Согласно Гегелю: все великие всемирно-исторические события и личности повторяются дважды: первый раз как трагедия, а второй – как фарс. Пусть событие не так, чтобы великое, но обратимся к первому из них.

В той же самой точке мира за семь лет до этого произошел аналогичный случай, но с иными последствиями. В два часа ночи на 15 ноября 1965 года с эсминца «Справедливый» в залив соскользнул по заранее спущенному тросу Николай Поленов, призванный на флот из Москвы. Три дня назад кубрик справил день его рождения. 21. Счастливое число.

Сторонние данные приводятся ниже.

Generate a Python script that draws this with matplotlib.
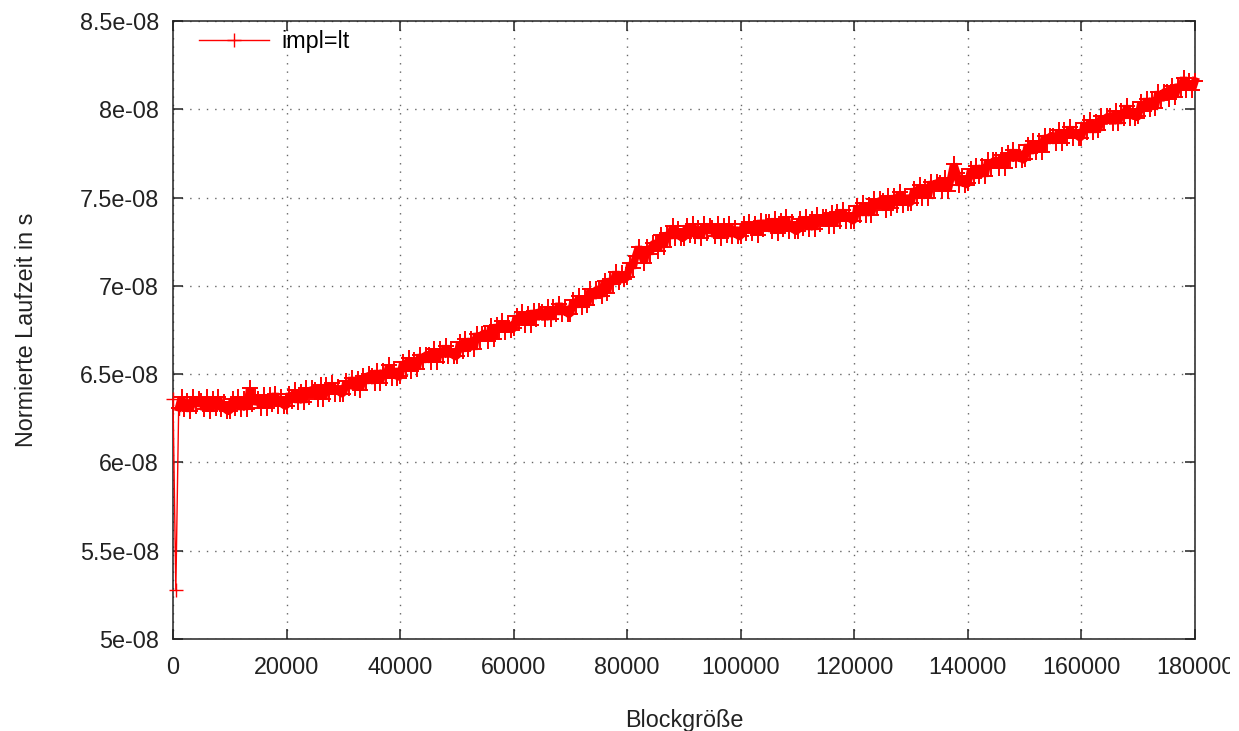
import numpy as np
import matplotlib.pyplot as plt
from matplotlib.transforms import Bbox

plt.rcParams['font.family'] = ['Liberation Sans', 'DejaVu Sans']

# Blockgrößen (Schrittweite 500) und normierte Laufzeit in 1e-8 s
block = np.arange(0, 180001, 500)
laufzeit = [
    6.36, 5.28, 6.31, 6.37, 6.30, 6.35, 6.29, 6.37, 6.32, 6.36,
    6.35, 6.30, 6.37, 6.29, 6.36, 6.31, 6.37, 6.30, 6.34, 6.29,
    6.29, 6.36, 6.31, 6.37, 6.30, 6.36, 6.30, 6.42, 6.33, 6.37,
    6.36, 6.31, 6.38, 6.31, 6.38, 6.33, 6.39, 6.32, 6.37, 6.32,
    6.32, 6.39, 6.35, 6.41, 6.34, 6.40, 6.34, 6.42, 6.37, 6.42,
    6.41, 6.36, 6.44, 6.36, 6.44, 6.39, 6.45, 6.39, 6.43, 6.39,
    6.39, 6.46, 6.42, 6.48, 6.42, 6.47, 6.41, 6.49, 6.45, 6.50,
    6.49, 6.45, 6.52, 6.45, 6.52, 6.48, 6.55, 6.48, 6.53, 6.48,
    6.49, 6.57, 6.52, 6.59, 6.52, 6.58, 6.53, 6.61, 6.57, 6.61,
    6.61, 6.57, 6.64, 6.57, 6.64, 6.60, 6.66, 6.60, 6.64, 6.60,
    6.60, 6.68, 6.63, 6.70, 6.64, 6.70, 6.64, 6.73, 6.69, 6.73,
    6.73, 6.69, 6.77, 6.70, 6.78, 6.74, 6.80, 6.74, 6.79, 6.75,
    6.76, 6.83, 6.79, 6.85, 6.78, 6.84, 6.78, 6.86, 6.81, 6.86,
    6.85, 6.81, 6.88, 6.81, 6.88, 6.84, 6.90, 6.84, 6.88, 6.84,
    6.84, 6.92, 6.88, 6.94, 6.88, 6.94, 6.89, 6.98, 6.93, 6.98,
    6.98, 6.94, 7.03, 6.96, 7.04, 7.01, 7.08, 7.02, 7.07, 7.04,
    7.05, 7.13, 7.10, 7.17, 7.22, 7.18, 7.13, 7.22, 7.18, 7.24,
    7.24, 7.20, 7.29, 7.22, 7.30, 7.27, 7.34, 7.27, 7.32, 7.27,
    7.27, 7.34, 7.29, 7.35, 7.28, 7.33, 7.27, 7.35, 7.30, 7.34,
    7.33, 7.28, 7.35, 7.27, 7.34, 7.29, 7.35, 7.28, 7.33, 7.28,
    7.28, 7.35, 7.30, 7.36, 7.30, 7.35, 7.29, 7.37, 7.32, 7.36,
    7.36, 7.31, 7.38, 7.30, 7.37, 7.32, 7.39, 7.31, 7.36, 7.31,
    7.31, 7.38, 7.33, 7.39, 7.32, 7.38, 7.32, 7.40, 7.35, 7.39,
    7.39, 7.34, 7.41, 7.34, 7.42, 7.37, 7.43, 7.37, 7.41, 7.37,
    7.37, 7.45, 7.40, 7.47, 7.40, 7.46, 7.40, 7.49, 7.44, 7.49,
    7.48, 7.43, 7.51, 7.44, 7.51, 7.46, 7.53, 7.46, 7.51, 7.47,
    7.47, 7.55, 7.50, 7.57, 7.50, 7.56, 7.50, 7.59, 7.55, 7.59,
    7.58, 7.54, 7.61, 7.54, 7.61, 7.69, 7.64, 7.57, 7.62, 7.57,
    7.58, 7.66, 7.61, 7.68, 7.62, 7.68, 7.62, 7.71, 7.67, 7.71,
    7.71, 7.67, 7.74, 7.67, 7.75, 7.71, 7.77, 7.71, 7.76, 7.71,
    7.72, 7.80, 7.75, 7.82, 7.76, 7.82, 7.76, 7.85, 7.81, 7.85,
    7.85, 7.81, 7.88, 7.81, 7.88, 7.84, 7.90, 7.84, 7.88, 7.84,
    7.84, 7.92, 7.87, 7.94, 7.87, 7.93, 7.88, 7.96, 7.92, 7.96,
    7.96, 7.92, 7.99, 7.92, 7.99, 7.95, 8.02, 7.95, 8.00, 7.95,
    7.96, 8.04, 7.99, 8.06, 8.00, 8.06, 8.01, 8.10, 8.05, 8.10,
    8.10, 8.06, 8.13, 8.07, 8.14, 8.11, 8.18, 8.11, 8.16, 8.11,
    8.16,
]

x_ticks = [0, 20000, 40000, 60000, 80000, 100000, 120000, 140000, 160000, 180000]
y_ticks = [5.0e-8, 5.5e-8, 6.0e-8, 6.5e-8, 7.0e-8, 7.5e-8, 8.0e-8, 8.5e-8]
y_tick_labels = ['5e-08', '5.5e-08', '6e-08', '6.5e-08', '7e-08', '7.5e-08', '8e-08', '8.5e-08']

fs = 16.8
fig = plt.figure(figsize=(12.39, 7.31), dpi=100)
ax = fig.add_axes([173 / 1239, 1 - 639 / 731, (1195 - 173) / 1239, (639 - 21) / 731])

y = np.array(laufzeit) * 1e-8
# erster Einbruch als dünne Linie, Rest als dichter Messstreifen
ax.plot(block[:3], y[:3], color='#ff0000', lw=1.0, marker='+', markersize=9.4,
        markeredgewidth=1.0, clip_on=False, zorder=3)
ax.plot(block[2:], y[2:], color='#ff0000', lw=5.5, marker='+', markersize=12,
        markeredgewidth=1.4, solid_joinstyle='bevel', clip_on=False, zorder=3)
ax.plot([], [], color='#ff0000', lw=1.0, marker='+', markersize=9.4,
        markeredgewidth=1.0, label='impl=lt')

ax.set_xlim(0, 180000)
ax.set_ylim(5e-8, 8.5e-8)
ax.set_xticks(x_ticks)
ax.set_xticklabels([str(t) for t in x_ticks])
ax.set_yticks(y_ticks)
ax.set_yticklabels(y_tick_labels)

ax.grid(True, color='#666666', linestyle=(0, (1, 5)), lw=1.0)
ax.tick_params(direction='in', length=7.2, width=1.1, top=True, right=True,
               labelsize=fs, colors='#222222')
ax.tick_params(axis='x', pad=12)
ax.tick_params(axis='y', pad=10)
for s in ax.spines.values():
    s.set_linewidth(1.1)
    s.set_color('#222222')

# letzte Beschriftung wird am rechten Rand abgeschnitten
last = ax.get_xticklabels()[-1]
last.set_clip_box(Bbox([[0, 0], [1230, 731]]))
last.set_clip_on(True)

ax.set_xlabel('Blockgröße', fontsize=fs, color='#222222', labelpad=22)
ax.set_ylabel('Normierte Laufzeit in s', fontsize=fs, color='#222222', labelpad=30)

ax.legend(loc='upper left', bbox_to_anchor=(26 / 1022, 0.985), frameon=False,
          fontsize=fs, handlelength=3.0, handletextpad=0.55, numpoints=1,
          borderpad=0, borderaxespad=0)

fig.savefig('out.png', dpi=100)
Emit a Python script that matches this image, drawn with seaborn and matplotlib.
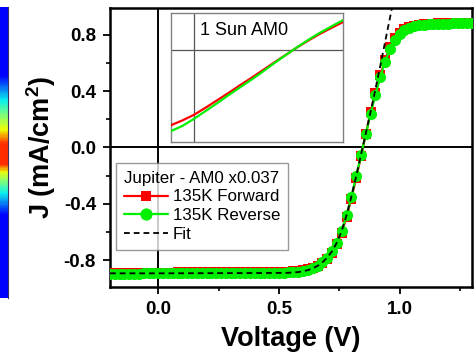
import numpy as np
import matplotlib
matplotlib.use("Agg")
import matplotlib.pyplot as plt
from matplotlib.colors import LinearSegmentedColormap
import seaborn as sns

# ---- J-V sweep at 135 K under Jupiter-equivalent illumination (AM0 x0.037) ----
volts = [-0.20, -0.18, -0.16, -0.14, -0.12, -0.10, -0.08, -0.06, -0.04, -0.02,
         0.00, 0.02, 0.04, 0.06, 0.08, 0.10, 0.12, 0.14, 0.16, 0.18,
         0.20, 0.22, 0.24, 0.26, 0.28, 0.30, 0.32, 0.34, 0.36, 0.38,
         0.40, 0.42, 0.44, 0.46, 0.48, 0.50, 0.52, 0.54, 0.56, 0.58,
         0.60, 0.62, 0.64, 0.66, 0.68, 0.70, 0.72, 0.74, 0.76, 0.78,
         0.80, 0.82, 0.84, 0.86, 0.88, 0.90, 0.92, 0.94, 0.96, 0.98,
         1.00, 1.02, 1.04, 1.06, 1.08, 1.10, 1.12, 1.14, 1.16, 1.18,
         1.20, 1.22, 1.24, 1.26, 1.28, 1.30]

j_forward = [-0.890, -0.890, -0.889, -0.889, -0.889, -0.889, -0.889, -0.888, -0.888, -0.888,
             -0.888, -0.888, -0.888, -0.888, -0.887, -0.887, -0.887, -0.887, -0.887, -0.887,
             -0.887, -0.887, -0.887, -0.886, -0.886, -0.886, -0.886, -0.886, -0.886, -0.885,
             -0.885, -0.885, -0.884, -0.884, -0.883, -0.882, -0.882, -0.881, -0.880, -0.878,
             -0.872, -0.863, -0.853, -0.838, -0.818, -0.790, -0.748, -0.687, -0.604, -0.494,
             -0.362, -0.217, -0.062, 0.095, 0.250, 0.387, 0.512, 0.622, 0.712, 0.775,
             0.816, 0.841, 0.856, 0.865, 0.871, 0.875, 0.878, 0.880, 0.882, 0.883,
             0.884, 0.885, 0.885, 0.886, 0.886, 0.887]

j_reverse = [-0.896, -0.896, -0.895, -0.895, -0.895, -0.895, -0.895, -0.894, -0.894, -0.894,
             -0.894, -0.894, -0.894, -0.894, -0.893, -0.893, -0.893, -0.893, -0.893, -0.893,
             -0.893, -0.893, -0.893, -0.892, -0.892, -0.892, -0.892, -0.892, -0.892, -0.891,
             -0.891, -0.891, -0.890, -0.890, -0.889, -0.888, -0.888, -0.887, -0.886, -0.884,
             -0.877, -0.867, -0.855, -0.838, -0.815, -0.782, -0.737, -0.675, -0.592, -0.482,
             -0.350, -0.205, -0.055, 0.095, 0.240, 0.375, 0.500, 0.610, 0.700, 0.765,
             0.808, 0.835, 0.851, 0.861, 0.867, 0.871, 0.874, 0.876, 0.878, 0.879,
             0.880, 0.881, 0.881, 0.882, 0.882, 0.883]

# diode-model fit
fit_v = [-0.20, 0.00, 0.20, 0.40, 0.50, 0.52, 0.54, 0.56, 0.58, 0.60, 0.62, 0.64,
         0.66, 0.68, 0.70, 0.72, 0.74, 0.76, 0.78, 0.80, 0.82, 0.84, 0.86, 0.88,
         0.90, 0.92, 0.94, 0.96, 0.975]
fit_j = [-0.893, -0.893, -0.892, -0.891, -0.890, -0.890, -0.889, -0.887, -0.884, -0.879,
         -0.870, -0.858, -0.840, -0.815, -0.782, -0.737, -0.675, -0.592, -0.482, -0.350,
         -0.205, -0.050, 0.100, 0.255, 0.415, 0.580, 0.750, 0.920, 1.050]

# ---- 1 Sun AM0 sweep (inset) ----
sun_v = [-0.2, -0.1, 0.0, 0.1, 0.2, 0.3, 0.4, 0.5, 0.6, 0.7, 0.8, 0.9, 1.0, 1.1, 1.2, 1.3]
sun_fwd = [-20.4, -19.1, -17.6, -15.7, -13.7, -11.7, -9.6, -7.6, -5.5, -3.4, -1.35, 0.7,
           2.6, 4.4, 6.0, 7.6]
sun_rev = [-22.0, -20.6, -18.7, -16.6, -14.5, -12.3, -10.2, -8.1, -5.9, -3.6, -1.4, 0.75,
           2.8, 4.7, 6.4, 8.1]

x_ticks = [0.0, 0.5, 1.0]
y_ticks = [-0.8, -0.4, 0.0, 0.4, 0.8]

sns.set_theme(style="ticks")
plt.rcParams["font.family"] = ["Liberation Sans", "DejaVu Sans"]
plt.rcParams["mathtext.fontset"] = "custom"
plt.rcParams["mathtext.rm"] = "Liberation Sans"
plt.rcParams["mathtext.bf"] = "Liberation Sans:bold"
for key in ("text.color", "axes.labelcolor", "xtick.color", "ytick.color",
            "xtick.labelcolor", "ytick.labelcolor"):
    plt.rcParams[key] = "black"

RED = "#ff0000"
GREEN = "#00f000"

fig = plt.figure(figsize=(4.76, 3.59), dpi=100)
ax = fig.add_axes([0.2311, 0.2006, 0.7605, 0.7771])

ax.axhline(0, color="black", lw=1.4, zorder=1)
ax.axvline(0, color="black", lw=1.4, zorder=1)

sns.lineplot(x=volts, y=j_forward, ax=ax, color=RED, marker="s", markersize=6.5,
             markeredgewidth=0, lw=1.6, label="135K Forward", zorder=3)
sns.lineplot(x=volts, y=j_reverse, ax=ax, color=GREEN, marker="o", markersize=8,
             markeredgewidth=0, lw=1.6, label="135K Reverse", zorder=4)
sns.lineplot(x=fit_v, y=fit_j, ax=ax, color="black", linestyle=(0, (3.2, 2.2)),
             lw=1.3, label="Fit", zorder=5)

ax.set_xlim(-0.2, 1.3)
ax.set_ylim(-0.99, 0.99)
ax.set_xticks(x_ticks)
ax.set_xticklabels([f"{t:.1f}" for t in x_ticks])
ax.set_yticks(y_ticks)
ax.set_yticklabels([f"{t:.1f}" for t in y_ticks])
ax.set_xticks([0.25, 0.75, 1.25], minor=True)
ax.set_yticks([-0.6, -0.2, 0.2, 0.6], minor=True)
ax.tick_params(axis="both", which="major", direction="out", length=5, width=1.3,
               labelsize=13.5, color="black", labelcolor="black", pad=5)
ax.tick_params(axis="both", which="minor", direction="out", length=3, width=1.2,
               color="black")
for lab in ax.get_xticklabels() + ax.get_yticklabels():
    lab.set_fontweight("bold")
for sp in ax.spines.values():
    sp.set_visible(True)
    sp.set_color("black")
    sp.set_linewidth(1.8)

ax.set_xlabel("Voltage (V)", fontsize=19.5, fontweight="bold", labelpad=5.5,
              color="black")
ax.set_ylabel(r"J (mA/cm$^{\mathbf{2}}$)", fontsize=19.5, fontweight="bold",
              labelpad=4, color="black")

leg = ax.legend(title="Jupiter - AM0 x0.037", loc="upper left",
                bbox_to_anchor=(0.0166, 0.444), borderaxespad=0, fontsize=12.2,
                title_fontsize=12.2, frameon=True, fancybox=False, edgecolor="#808080",
                handlelength=2.6, alignment="left", labelspacing=0.22,
                borderpad=0.45, handletextpad=0.3, markerscale=1.1)
leg.get_frame().set_linewidth(1.0)
for t in leg.get_texts():
    t.set_color("black")
leg.get_title().set_color("black")

# inset: 1 Sun AM0
ins = fig.add_axes([0.359, 0.604, 0.361, 0.359])
ins.set_facecolor("white")
ins.axhline(0, color="#555555", lw=0.9, zorder=1)
ins.axvline(0, color="#555555", lw=0.9, zorder=1)
sns.lineplot(x=sun_v, y=sun_fwd, ax=ins, color=RED, lw=1.6, zorder=3)
sns.lineplot(x=sun_v, y=sun_rev, ax=ins, color=GREEN, lw=1.6, zorder=4)
ins.set_xlim(-0.2, 1.3)
ins.set_ylim(-25, 10)
ins.set_xticks([])
ins.set_yticks([])
ins.set_xlabel("")
ins.set_ylabel("")
for sp in ins.spines.values():
    sp.set_visible(True)
    sp.set_color("#808080")
    sp.set_linewidth(1.0)
ins.text(0.169, 0.868, "1 Sun AM0", transform=ins.transAxes, fontsize=13,
         ha="left", va="center", color="black")

# colour scale strip at the left edge
stops = [(0.0, 0.11), (0.234, 0.11), (0.32, 0.36), (0.37, 0.5), (0.42, 0.64),
         (0.47, 0.86), (0.54, 0.86), (0.567, 0.64), (0.60, 0.5), (0.64, 0.36),
         (0.715, 0.11), (1.0, 0.11)]
cmap = LinearSegmentedColormap.from_list("strip", [(p, plt.cm.jet(v)) for p, v in stops])
cax = fig.add_axes([0.0, 1 - 298 / 359, 8 / 476, 291 / 359])
cax.imshow(np.linspace(0, 1, 300)[:, None], aspect="auto", cmap=cmap,
           interpolation="bilinear")
cax.set_xticks([])
cax.set_yticks([])
for sp in cax.spines.values():
    sp.set_visible(False)
cax.spines["right"].set_visible(True)
cax.spines["right"].set_color("#333366")
cax.spines["right"].set_linewidth(0.8)

fig.savefig("out.png", dpi=100)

В 1967 году Поленов стал самым молодым сотрудником «Свободы». Пол взял его к себе под крыло – редактором в отдел новостей.

В то время еще был жив отсидевший свое в Союзе и проживший почти век, Василий Витальевич Шульгин (1878–1976). Русский политический деятель и публицист, окончивший жизнь в Советском Союзе, был, как известно, русский патриот, не особо благодушный по части еврейского вопроса: «Что нам в них не нравится. Об антисемитизме в России» (192g). Депутат второй, третьей и четвёртой Государственной думы, монархист, член Белого движения, эмигрант и, наконец, советский гражданин, осознавший, что коммунисты больше не враги России: потому что их цель теперь не разрушение, а возвеличивание страны.

Этот исторический персонаж приходится вспомнить потому, что эмигрантским кураторам не мог не понравиться выбранный Поленовым эфирный псевдоним: Валерий Шульгин.

Но дебютант не мудрствовал лукаво. Просто назвался фамилией товарища по ВМФ.